Photo by Linda Comins Admiring Victorian-style Valentines available through the historic postal boxes at West Virginia Independence Hall in Wheeling are site manager Debbie Jones, left, and employee Sue Beth Warren.

WHEELING — West Virginia Independence Hall is offering patrons a historic way to deliver a special Valentine’s Day gift this year.

Area residents can visit the hall today through Feb. 14 and rent a historic post office box for a specified amount. The recipient of the holiday greeting will get a Victorian-style Valentine and a small box of Russell Stover’s chocolates.

Other items can be added to the rental box as long as the items are within the post office box size of 4.5 inches high, 3 inches wide and 6 inches deep.

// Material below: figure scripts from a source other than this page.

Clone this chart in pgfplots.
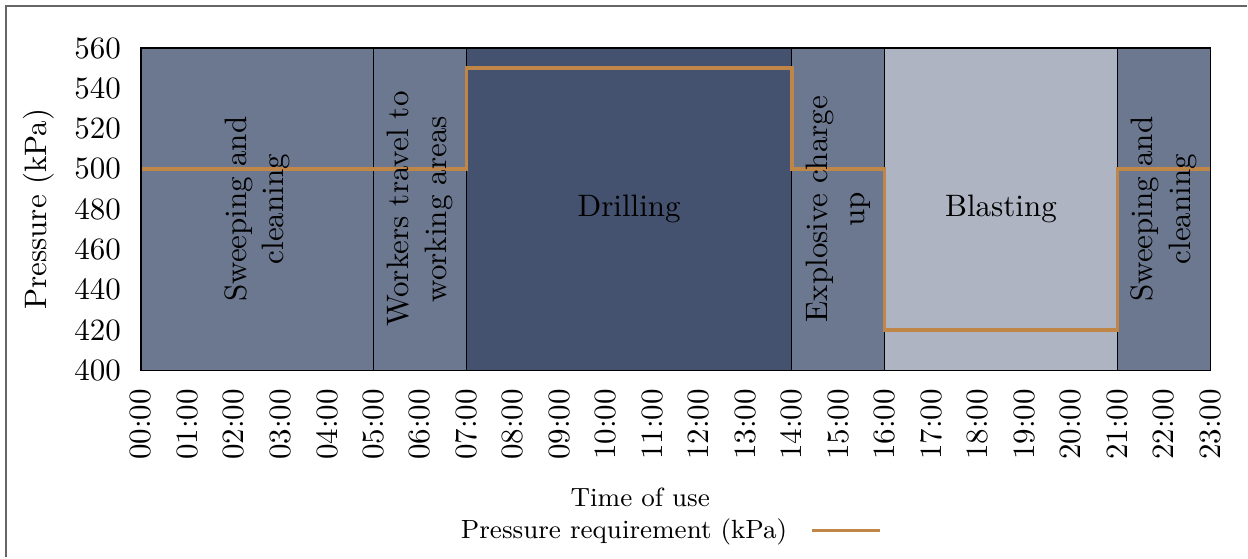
\documentclass[border=0pt]{standalone}
\usepackage{pgfplots}
\pgfplotsset{compat=1.18}
\definecolor{phase}{RGB}{108,120,143}
\definecolor{drill}{RGB}{68,82,111}
\definecolor{blast}{RGB}{174,180,194}
\definecolor{press}{RGB}{191,134,72}
\begin{document}
\begin{tikzpicture}
\begin{axis}[
  name=main,
  scale only axis,
  width=345pt, height=104pt,
  xmin=0, xmax=23, ymin=400, ymax=560,
  xtick={0,...,23},
  xticklabels={00:00,01:00,02:00,03:00,04:00,05:00,06:00,07:00,08:00,09:00,10:00,11:00,12:00,13:00,14:00,15:00,16:00,17:00,18:00,19:00,20:00,21:00,22:00,23:00},
  xticklabel style={rotate=90, anchor=east, xshift=-2.5pt},
  ytick={400,420,...,560},
  yticklabel style={xshift=-3pt},
  major tick length=0pt,
  axis on top,
  xlabel={Time of use},
  xlabel style={at={(axis description cs:0.467,-0.394)}, anchor=center, font=\fontsize{8.5}{10}\selectfont},
  ylabel={Pressure (kPa)},
  ylabel style={at={(axis description cs:-0.0957,0.5)}, anchor=center},
  legend style={at={(0.493,-0.497)}, anchor=center, draw=none, fill=none, font=\fontsize{8.5}{10}\selectfont},
  legend plot pos=right,
  legend image code/.code={\path (0cm,0cm); \draw[#1] (0.19cm,0cm) -- (0.96cm,0cm);},
]
% phase blocks
\addplot[fill=phase, draw=black, forget plot] coordinates {(0,400) (0,560) (5,560) (5,400)} -- cycle;
\addplot[fill=phase, draw=black, forget plot] coordinates {(5,400) (5,560) (7,560) (7,400)} -- cycle;
\addplot[fill=drill, draw=black, forget plot] coordinates {(7,400) (7,560) (14,560) (14,400)} -- cycle;
\addplot[fill=phase, draw=black, forget plot] coordinates {(14,400) (14,560) (16,560) (16,400)} -- cycle;
\addplot[fill=blast, draw=black, forget plot] coordinates {(16,400) (16,560) (21,560) (21,400)} -- cycle;
\addplot[fill=phase, draw=black, forget plot] coordinates {(21,400) (21,560) (23,560) (23,400)} -- cycle;

\addplot[press, line width=1.1pt, const plot] coordinates {
  (0,500) (7,550) (14,500) (16,420) (21,500) (23,500)
};
\addlegendentry{Pressure requirement (kPa)}

\node[rotate=90, align=center] at (axis cs:2.5,480) {Sweeping and\\cleaning};
\node[rotate=90, align=center] at (axis cs:6,480) {Workers travel to\\working areas};
\node at (axis cs:10.5,480) {Drilling};
\node[rotate=90, align=center] at (axis cs:15,480) {Explosive charge\\up};
\node at (axis cs:18.5,480) {Blasting};
\node[rotate=90, align=center] at (axis cs:22,480) {Sweeping and\\cleaning};
\end{axis}
% page extent
\path ([xshift=-45.5pt, yshift=-60.3pt]main.south west) rectangle ([xshift=11.9pt, yshift=15.5pt]main.north east);
% partial frame: left and top edges only
\draw[gray!80!black, line width=0.6pt] ([xshift=-43.5pt, yshift=-60.3pt]main.south west) -- ([xshift=-43.5pt, yshift=13.7pt]main.north west) -- ([xshift=11.9pt, yshift=13.7pt]main.north east);
\end{tikzpicture}
\end{document}
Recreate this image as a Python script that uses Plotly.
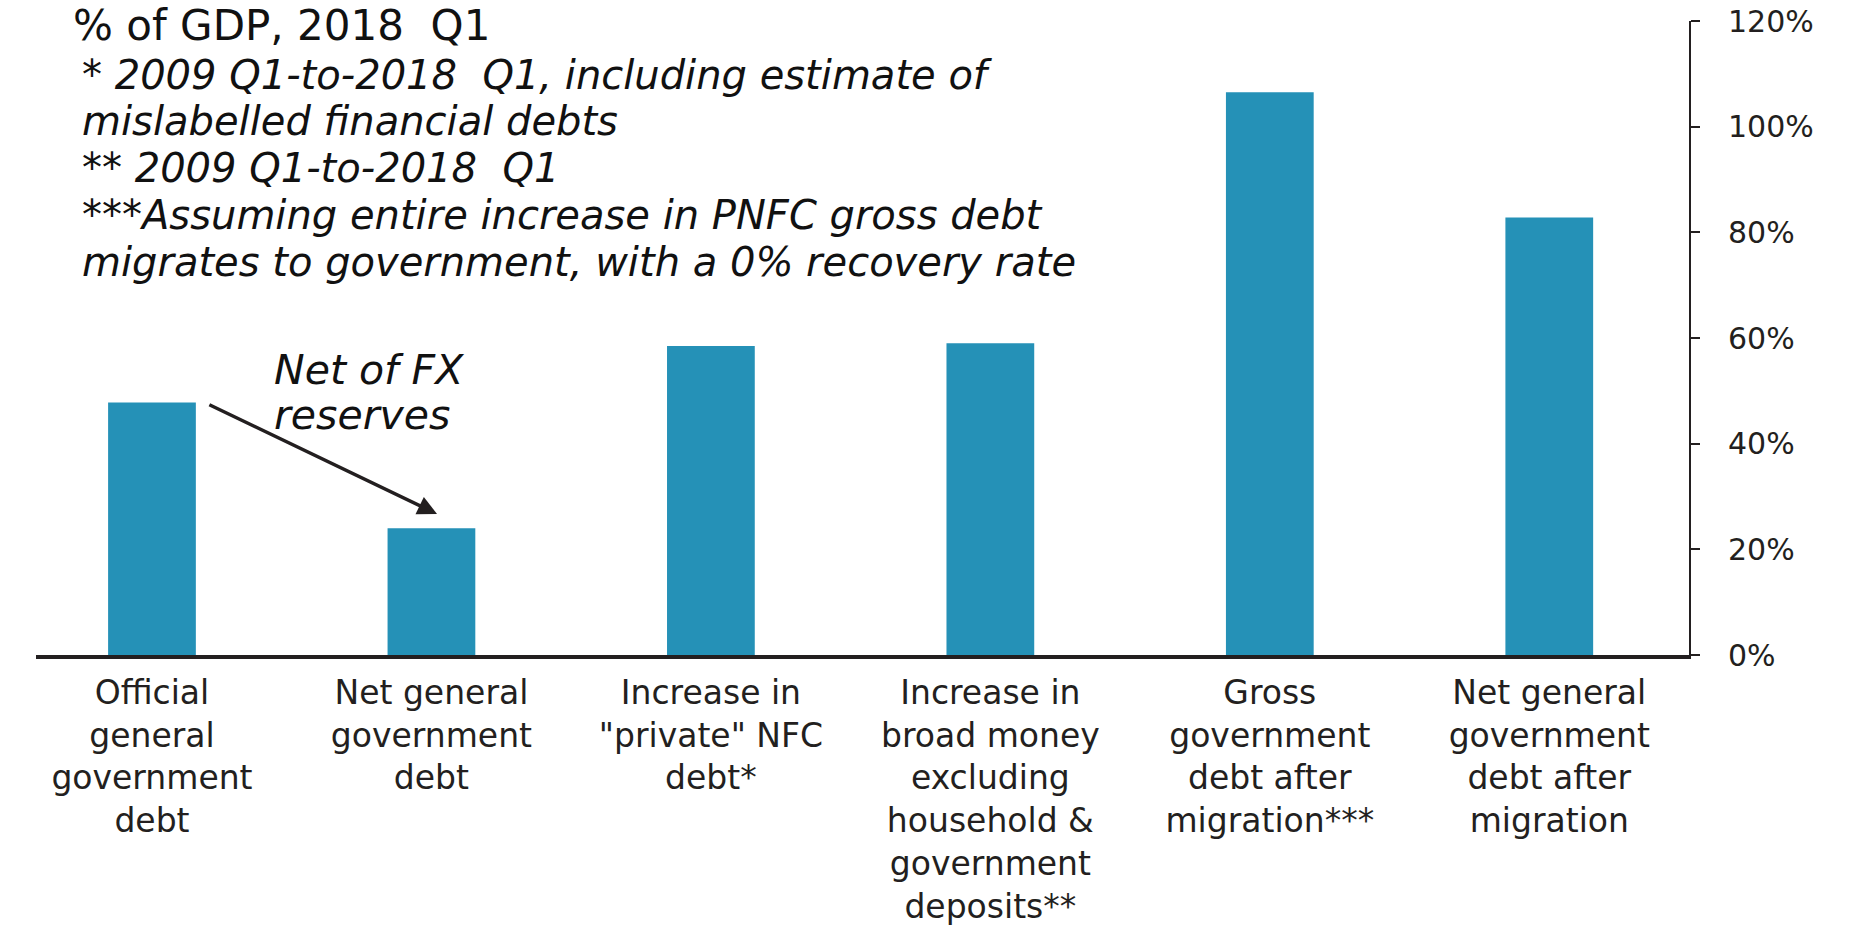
import plotly.graph_objects as go

# ---- data ----
categories = [
    "Official<br>general<br>government<br>debt",
    "Net general<br>government<br>debt",
    "Increase in<br>\"private\" NFC<br>debt*",
    "Increase in<br>broad money<br>excluding<br>household &amp;<br>government<br>deposits**",
    "Gross<br>government<br>debt after<br>migration***",
    "Net general<br>government<br>debt after<br>migration",
]
values = [47.8, 24.0, 58.5, 59.0, 106.5, 82.8]
y_tickvals = [0, 20, 40, 60, 80, 100, 120]
y_ticktext = ["0%", "20%", "40%", "60%", "80%", "100%", "120%"]

title_text = "% of GDP, 2018  Q1"
footnotes = [
    "* 2009 Q1-to-2018  Q1, including estimate of",
    "mislabelled financial debts",
    "** 2009 Q1-to-2018  Q1",
    "***Assuming entire increase in PNFC gross debt",
    "migrates to government, with a 0% recovery rate",
]
arrow_note = ["Net of FX", "reserves"]

# ---- layout geometry (pixels) ----
W, H = 1858, 926
L, R, T, B = 35.5, 1689, 21, 655

def px(x):
    return (x - L) / (R - L)

def py(y):
    return (B - y) / (B - T)

DARK = "#231f20"
BAR = "#2591b7"
FONT = "DejaVu Sans"

fig = go.Figure()
fig.add_trace(go.Bar(
    x=categories, y=values,
    marker=dict(color=BAR, line=dict(width=0)),
    hoverinfo="skip",
))

annotations = []
foot_y = [75, 121, 168, 215, 262]
for txt, yy in zip(footnotes, foot_y):
    annotations.append(dict(
        text=txt, xref="paper", yref="paper", x=px(80), y=py(yy),
        xanchor="left", yanchor="middle", showarrow=False,
        font=dict(family=FONT, size=40, color="#111111", style="italic"),
    ))

for txt, yy in zip(arrow_note, [370, 415]):
    annotations.append(dict(
        text=txt, xref="paper", yref="paper", x=px(272), y=py(yy),
        xanchor="left", yanchor="middle", showarrow=False,
        font=dict(family=FONT, size=41, color="#111111", style="italic"),
    ))

# arrow from first bar toward second
annotations.append(dict(
    text="", x=1.02, y=26.7, xref="x", yref="y",
    ax=0.2, ay=47.5, axref="x", ayref="y",
    showarrow=True, arrowhead=2, arrowsize=1.1, arrowwidth=3.5,
    arrowcolor=DARK, standoff=0,
))

fig.update_layout(
    width=W, height=H,
    margin=dict(l=L, r=W - R, t=T, b=H - B, autoexpand=False),
    paper_bgcolor="white", plot_bgcolor="white",
    showlegend=False,
    bargap=0.686,
    title=dict(
        text=title_text, x=73 / W, y=1 - 25 / H,
        xanchor="left", yanchor="middle", xref="container", yref="container",
        font=dict(family=FONT, size=42, color="#111111"),
    ),
    annotations=annotations,
    xaxis=dict(
        type="category", range=[-0.415, 5.5],
        showline=True, linewidth=4, linecolor=DARK,
        ticks="", tickangle=0, automargin=False,
        ticklabelstandoff=5,
        tickfont=dict(family=FONT, size=33, color=DARK),
        showgrid=False, zeroline=False, fixedrange=True,
    ),
    yaxis=dict(
        side="right", range=[0, 120],
        tickvals=y_tickvals, ticktext=y_ticktext,
        showline=True, linewidth=2, linecolor=DARK,
        ticks="outside", ticklen=9, tickwidth=2, tickcolor=DARK,
        ticklabelstandoff=22, automargin=False,
        tickfont=dict(family=FONT, size=30, color=DARK),
        showgrid=False, zeroline=False, fixedrange=True,
    ),
)

fig.write_html("out.html")
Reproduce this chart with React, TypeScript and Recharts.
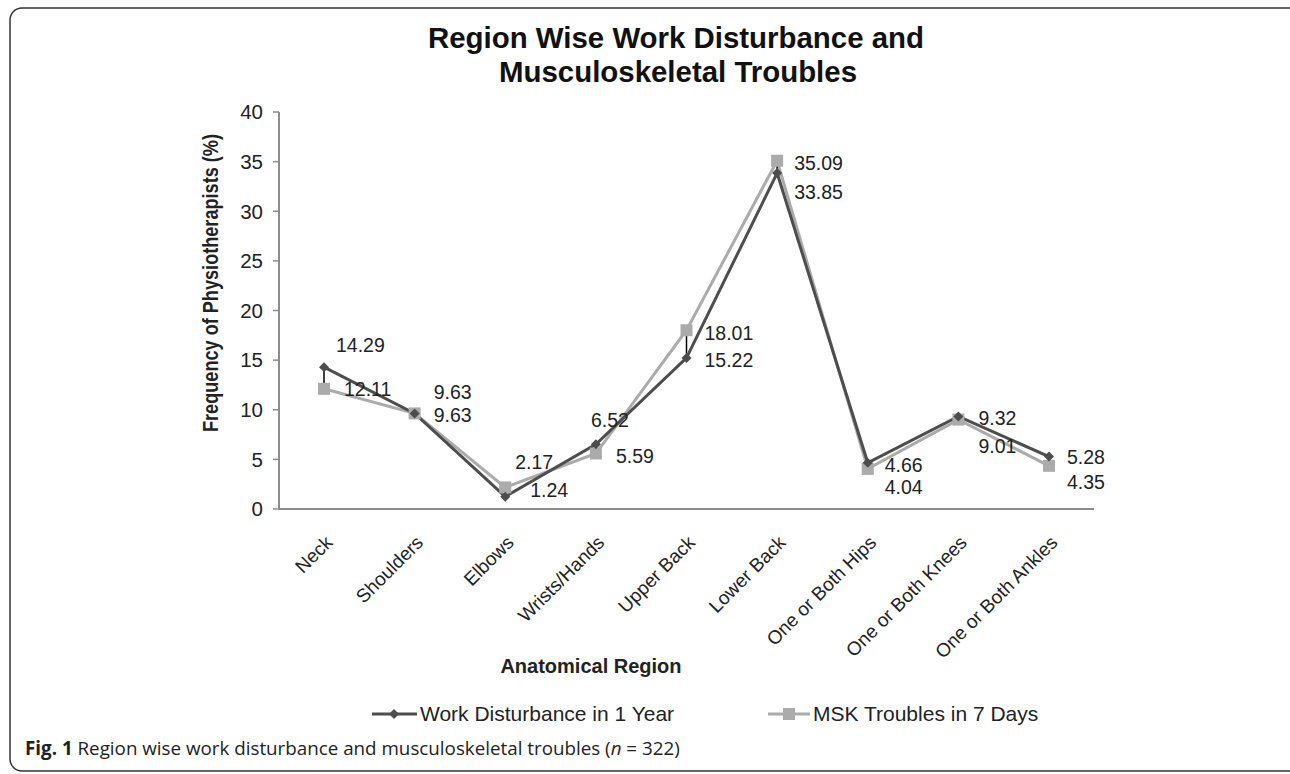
import React from 'react';
import { LineChart, Line, XAxis, YAxis, ErrorBar, LabelList } from 'recharts';

const regions = ['Neck', 'Shoulders', 'Elbows', 'Wrists/Hands', 'Upper Back', 'Lower Back', 'One or Both Hips', 'One or Both Knees', 'One or Both Ankles'];
const workDisturbance = [14.29, 9.63, 1.24, 6.52, 15.22, 33.85, 4.66, 9.32, 5.28];
const mskTroubles = [12.11, 9.63, 2.17, 5.59, 18.01, 35.09, 4.04, 9.01, 4.35];
const yTicks = [0, 5, 10, 15, 20, 25, 30, 35, 40];

// label placement offsets (dx, dy of the label's left/middle relative to the point)
const workLabelOffsets = [[12, -22], [19, -21], [25, -7], [-5, -24], [18, 2], [17, 19], [17, 2], [20, 2], [18, 1]];
const mskLabelOffsets = [[20, 0], [19, 2], [10, -25], [20, 3], [18, 3], [17, 2], [17, 18], [20, 27], [18, 16]];

const data = regions.map((r, i) => ({
  region: r,
  work: workDisturbance[i],
  msk: mskTroubles[i],
  hl: [Math.max(0, workDisturbance[i] - mskTroubles[i]), Math.max(0, mskTroubles[i] - workDisturbance[i])],
}));

const FONT = 'Arial, "Liberation Sans", sans-serif';
const WORK_COLOR = '#4d4d4d';
const MSK_COLOR = '#ababab';
const TEXT_COLOR = '#222';

const Diamond = (props: any) => {
  const { cx, cy } = props;
  if (cx == null || cy == null) return null;
  const s = 5;
  return <polygon points={`${cx},${cy - s} ${cx + s},${cy} ${cx},${cy + s} ${cx - s},${cy}`} fill={WORK_COLOR} />;
};

const Square = (props: any) => {
  const { cx, cy } = props;
  if (cx == null || cy == null) return null;
  const s = 6;
  return <rect x={cx - s} y={cy - s} width={2 * s} height={2 * s} fill={MSK_COLOR} />;
};

const makeLabel = (offsets: number[][]) => (props: any) => {
  const { x, y, value, index } = props;
  const [dx, dy] = offsets[index] || [15, 0];
  return (
    <text x={x + dx} y={y + dy} dy="0.35em" fontSize={19.5} fontFamily={FONT} fill={TEXT_COLOR} textAnchor="start">
      {Number(value).toFixed(2)}
    </text>
  );
};

const XTick = (props: any) => {
  const { x, y, payload } = props;
  return (
    <g transform={`translate(${x + 5},${y + 22}) rotate(-45)`}>
      <text x={0} y={0} dy="0.35em" textAnchor="end" fontSize={19} fontFamily={FONT} fill={TEXT_COLOR}>
        {payload.value}
      </text>
    </g>
  );
};

export default function App() {
  return (
    <div style={{ position: 'absolute', left: 0, top: 0, width: 1290, height: 774, background: '#fff', fontFamily: FONT, overflow: 'hidden' }}>
      <svg width={1290} height={774} style={{ position: 'absolute', left: 0, top: 0 }}>
        <rect x={10} y={8} width={1300} height={763} rx={12} ry={12} fill="none" stroke="#333" strokeWidth={1.5} />
        <text x={676} y={48} textAnchor="middle" fontSize={30} fontWeight="bold" fontFamily={FONT} fill="#111" textLength={496} lengthAdjust="spacingAndGlyphs">
          Region Wise Work Disturbance and
        </text>
        <text x={678} y={82} textAnchor="middle" fontSize={30} fontWeight="bold" fontFamily={FONT} fill="#111" textLength={358} lengthAdjust="spacingAndGlyphs">
          Musculoskeletal Troubles
        </text>
        <text transform="translate(218,283) rotate(-90)" textAnchor="middle" fontSize={22} fontWeight="bold" fontFamily={FONT} fill={TEXT_COLOR} textLength={298} lengthAdjust="spacingAndGlyphs">
          Frequency of Physiotherapists (%)
        </text>
        <text x={591} y={673} textAnchor="middle" fontSize={20} fontWeight="bold" fontFamily={FONT} fill={TEXT_COLOR}>
          Anatomical Region
        </text>
        {/* legend */}
        <line x1={372} y1={714} x2={417} y2={714} stroke={WORK_COLOR} strokeWidth={3} />
        <polygon points="394,709 399,714 394,719 389,714" fill={WORK_COLOR} />
        <text x={420} y={714} dy="0.35em" fontSize={21} fontFamily={FONT} fill={TEXT_COLOR}>Work Disturbance in 1 Year</text>
        <line x1={768} y1={714} x2={810} y2={714} stroke={MSK_COLOR} strokeWidth={3} />
        <rect x={783} y={708} width={12} height={12} fill={MSK_COLOR} />
        <text x={813} y={714} dy="0.35em" fontSize={21} fontFamily={FONT} fill={TEXT_COLOR}>MSK Troubles in 7 Days</text>
        {/* caption */}
        <text x={25} y={755} fontSize={18.8} fontFamily='"Open Sans", sans-serif' fill="#222">
          <tspan fontWeight="bold">Fig. 1</tspan>
          <tspan> Region wise work disturbance and musculoskeletal troubles (</tspan>
          <tspan fontStyle="italic">n</tspan>
          <tspan> = 322)</tspan>
        </text>
      </svg>
      <div style={{ position: 'absolute', left: 0, top: 0 }}>
        <LineChart width={1290} height={774} data={data} margin={{ top: 112, right: 196, bottom: 135, left: 209 }}>
          <XAxis
            dataKey="region"
            interval={0}
            tickLine={false}
            axisLine={{ stroke: '#8c8c8c', strokeWidth: 2 }}
            padding={{ left: 45, right: 45 }}
            height={130}
            tick={<XTick />}
          />
          <YAxis
            domain={[0, 40]}
            ticks={yTicks}
            width={70}
            tickSize={6}
            tickMargin={10}
            tickLine={{ stroke: '#8c8c8c', strokeWidth: 1.5 }}
            axisLine={{ stroke: '#8c8c8c', strokeWidth: 2 }}
            tick={{ fontSize: 20.5, fontFamily: FONT, fill: TEXT_COLOR }}
          />
          <Line
            dataKey="msk"
            stroke={MSK_COLOR}
            strokeWidth={3}
            dot={<Square />}
            activeDot={false}
            isAnimationActive={false}
          >
            <LabelList dataKey="msk" content={makeLabel(mskLabelOffsets)} />
          </Line>
          <Line
            dataKey="work"
            stroke={WORK_COLOR}
            strokeWidth={3}
            dot={<Diamond />}
            activeDot={false}
            isAnimationActive={false}
          >
            <ErrorBar dataKey="hl" width={0} stroke="#000" strokeWidth={1.5} direction="y" />
            <LabelList dataKey="work" content={makeLabel(workLabelOffsets)} />
          </Line>
        </LineChart>
      </div>
    </div>
  );
}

The box renter will receive a gift tag for the purchased Valentine with the recipient’s name and box number on it.

The recipient will take the gift tag into Independence Hall’s restored post office, find the coordinating box, then go to the call window and pick up the Valentine’s Day gift. All Valentines and items must be picked up no later than March 1.

This event is sponsored by the West Virginia Independence Hall Foundation. All proceeds will go to the foundation, which in cooperation with the state of West Virginia, preserves, restores and maintains the site of the state’s birthplace and provides a stable, permanent and secure archival environment for permanent exhibits reflecting the history of the state.

On the evening of March 21, 1859, gaslights lit the brand new Custom House in Wheeling. Patrons would enter the original post office at the Custom House through the front vestibule.

The rows of post office boxes were numbered but did not open. There was no mail delivery and no pick-up receptacles outside of the Custom House.

Citizens received their mail through rented mailboxes, where box renters would look to see if they had mail. If they did, they then went to the call window to ask the postal clerk to retrieve it. Receivers and senders paid two cents to rent a post office box.

For those who did not rent a box, The Intelligencer printed lists two times a month of people who had mail at the post office. In 1861, President Abraham Lincoln signed the commission to Archibald W. Campbell, the newspaper’s editor, to become the new Wheeling postmaster.